TO DO
Within the data that follows, how many lines carry the string "React"? Give the number alone.

-----

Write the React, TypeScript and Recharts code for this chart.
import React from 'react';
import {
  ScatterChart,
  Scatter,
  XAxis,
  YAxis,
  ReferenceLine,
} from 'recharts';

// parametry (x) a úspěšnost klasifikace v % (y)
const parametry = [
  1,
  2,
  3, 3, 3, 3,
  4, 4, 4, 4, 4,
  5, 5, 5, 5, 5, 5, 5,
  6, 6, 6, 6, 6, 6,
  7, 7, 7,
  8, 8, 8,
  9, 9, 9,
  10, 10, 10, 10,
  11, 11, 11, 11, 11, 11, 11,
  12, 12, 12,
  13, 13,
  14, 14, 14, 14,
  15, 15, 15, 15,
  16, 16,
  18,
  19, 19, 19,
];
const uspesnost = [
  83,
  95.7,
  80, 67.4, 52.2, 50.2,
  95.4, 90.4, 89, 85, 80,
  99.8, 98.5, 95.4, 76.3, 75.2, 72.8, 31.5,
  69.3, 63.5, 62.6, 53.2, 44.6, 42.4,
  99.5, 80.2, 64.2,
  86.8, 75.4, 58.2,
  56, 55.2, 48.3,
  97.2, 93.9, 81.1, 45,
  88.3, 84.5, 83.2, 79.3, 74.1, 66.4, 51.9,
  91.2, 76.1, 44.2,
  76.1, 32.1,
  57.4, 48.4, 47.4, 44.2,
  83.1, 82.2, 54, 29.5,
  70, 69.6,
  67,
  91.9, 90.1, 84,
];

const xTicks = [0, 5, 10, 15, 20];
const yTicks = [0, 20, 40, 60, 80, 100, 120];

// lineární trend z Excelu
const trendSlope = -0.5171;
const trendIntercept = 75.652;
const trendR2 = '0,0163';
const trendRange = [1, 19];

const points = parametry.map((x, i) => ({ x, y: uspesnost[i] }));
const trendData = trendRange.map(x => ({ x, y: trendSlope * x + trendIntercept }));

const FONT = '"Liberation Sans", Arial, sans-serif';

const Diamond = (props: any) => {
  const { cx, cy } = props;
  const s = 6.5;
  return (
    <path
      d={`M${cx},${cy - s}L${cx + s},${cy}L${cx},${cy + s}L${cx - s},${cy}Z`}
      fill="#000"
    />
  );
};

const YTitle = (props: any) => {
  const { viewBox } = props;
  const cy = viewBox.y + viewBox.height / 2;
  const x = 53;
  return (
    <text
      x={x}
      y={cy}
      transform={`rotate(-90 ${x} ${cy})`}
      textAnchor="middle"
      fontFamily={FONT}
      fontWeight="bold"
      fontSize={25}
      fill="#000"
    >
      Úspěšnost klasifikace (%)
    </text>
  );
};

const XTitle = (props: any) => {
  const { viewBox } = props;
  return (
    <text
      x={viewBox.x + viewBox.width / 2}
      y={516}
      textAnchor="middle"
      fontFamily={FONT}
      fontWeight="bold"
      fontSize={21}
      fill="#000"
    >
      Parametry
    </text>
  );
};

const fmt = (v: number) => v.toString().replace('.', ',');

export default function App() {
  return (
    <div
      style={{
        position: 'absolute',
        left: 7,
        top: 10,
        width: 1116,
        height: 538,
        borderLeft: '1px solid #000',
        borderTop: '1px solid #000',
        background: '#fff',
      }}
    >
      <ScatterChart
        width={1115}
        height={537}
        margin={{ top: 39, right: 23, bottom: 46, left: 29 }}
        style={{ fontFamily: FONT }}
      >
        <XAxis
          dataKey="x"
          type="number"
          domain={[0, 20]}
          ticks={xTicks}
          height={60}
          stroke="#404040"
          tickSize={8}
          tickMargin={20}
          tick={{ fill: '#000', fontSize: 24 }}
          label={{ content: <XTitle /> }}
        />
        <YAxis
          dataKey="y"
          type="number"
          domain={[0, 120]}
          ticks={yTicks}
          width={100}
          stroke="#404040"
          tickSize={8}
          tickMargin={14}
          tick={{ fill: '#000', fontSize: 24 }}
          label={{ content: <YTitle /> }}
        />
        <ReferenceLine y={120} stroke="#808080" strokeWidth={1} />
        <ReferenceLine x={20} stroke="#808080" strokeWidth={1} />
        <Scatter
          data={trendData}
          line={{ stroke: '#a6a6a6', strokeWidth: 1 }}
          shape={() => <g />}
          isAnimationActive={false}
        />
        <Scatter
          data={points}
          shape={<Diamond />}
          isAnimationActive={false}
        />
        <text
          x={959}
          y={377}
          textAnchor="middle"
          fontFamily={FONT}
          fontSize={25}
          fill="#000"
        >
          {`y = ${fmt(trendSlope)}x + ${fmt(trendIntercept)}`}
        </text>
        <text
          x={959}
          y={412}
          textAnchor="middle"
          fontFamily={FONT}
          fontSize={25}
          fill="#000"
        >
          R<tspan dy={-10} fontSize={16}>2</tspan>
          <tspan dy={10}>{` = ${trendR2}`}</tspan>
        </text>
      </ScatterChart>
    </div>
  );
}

-----

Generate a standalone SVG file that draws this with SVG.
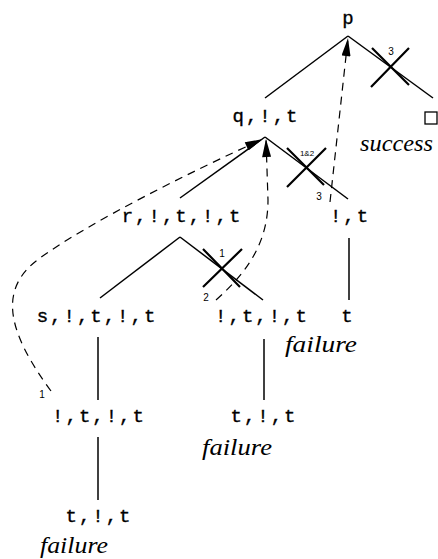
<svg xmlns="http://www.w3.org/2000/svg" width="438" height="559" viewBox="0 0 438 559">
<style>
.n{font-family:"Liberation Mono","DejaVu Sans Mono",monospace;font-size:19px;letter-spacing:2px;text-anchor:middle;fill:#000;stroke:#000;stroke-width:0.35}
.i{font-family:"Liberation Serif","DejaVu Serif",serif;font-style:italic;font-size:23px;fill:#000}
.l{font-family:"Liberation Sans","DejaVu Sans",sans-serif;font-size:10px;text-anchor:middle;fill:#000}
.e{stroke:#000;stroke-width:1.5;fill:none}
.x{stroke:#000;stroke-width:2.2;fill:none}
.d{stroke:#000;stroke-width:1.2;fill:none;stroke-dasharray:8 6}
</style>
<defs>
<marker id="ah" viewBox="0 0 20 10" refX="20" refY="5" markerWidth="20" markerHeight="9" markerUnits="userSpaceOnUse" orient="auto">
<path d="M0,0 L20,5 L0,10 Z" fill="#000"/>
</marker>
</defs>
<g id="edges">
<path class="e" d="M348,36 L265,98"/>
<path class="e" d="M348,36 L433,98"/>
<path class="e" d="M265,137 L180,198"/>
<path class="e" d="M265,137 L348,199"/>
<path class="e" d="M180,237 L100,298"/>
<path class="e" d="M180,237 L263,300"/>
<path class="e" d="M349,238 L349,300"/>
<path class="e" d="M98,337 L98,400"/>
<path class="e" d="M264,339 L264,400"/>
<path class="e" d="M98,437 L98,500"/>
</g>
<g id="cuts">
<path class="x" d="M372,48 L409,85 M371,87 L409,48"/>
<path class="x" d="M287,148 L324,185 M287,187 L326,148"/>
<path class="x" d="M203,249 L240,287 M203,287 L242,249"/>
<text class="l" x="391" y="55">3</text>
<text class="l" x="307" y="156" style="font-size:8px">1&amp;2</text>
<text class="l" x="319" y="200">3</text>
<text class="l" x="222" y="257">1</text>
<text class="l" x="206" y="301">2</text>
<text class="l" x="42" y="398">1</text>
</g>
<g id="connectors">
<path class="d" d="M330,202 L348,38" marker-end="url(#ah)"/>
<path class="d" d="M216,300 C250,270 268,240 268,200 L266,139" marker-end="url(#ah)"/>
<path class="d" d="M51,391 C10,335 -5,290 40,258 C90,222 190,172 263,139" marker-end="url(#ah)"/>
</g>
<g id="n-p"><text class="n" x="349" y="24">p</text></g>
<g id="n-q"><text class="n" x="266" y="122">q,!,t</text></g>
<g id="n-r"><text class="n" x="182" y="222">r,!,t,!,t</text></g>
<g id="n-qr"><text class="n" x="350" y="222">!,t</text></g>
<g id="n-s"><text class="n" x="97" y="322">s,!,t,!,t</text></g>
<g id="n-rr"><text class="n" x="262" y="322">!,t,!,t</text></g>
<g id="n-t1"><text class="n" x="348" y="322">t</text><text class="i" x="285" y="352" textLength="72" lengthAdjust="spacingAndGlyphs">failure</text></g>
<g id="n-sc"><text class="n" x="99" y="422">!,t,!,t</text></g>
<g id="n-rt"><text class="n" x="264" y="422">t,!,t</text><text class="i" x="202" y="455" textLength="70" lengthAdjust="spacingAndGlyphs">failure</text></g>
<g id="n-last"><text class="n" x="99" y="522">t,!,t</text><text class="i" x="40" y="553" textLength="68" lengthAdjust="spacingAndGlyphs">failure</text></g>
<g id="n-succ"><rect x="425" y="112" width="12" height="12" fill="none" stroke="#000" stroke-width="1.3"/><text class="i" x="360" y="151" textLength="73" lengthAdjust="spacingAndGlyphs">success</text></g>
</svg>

-----

SOLUTION FOR THIS TASK
2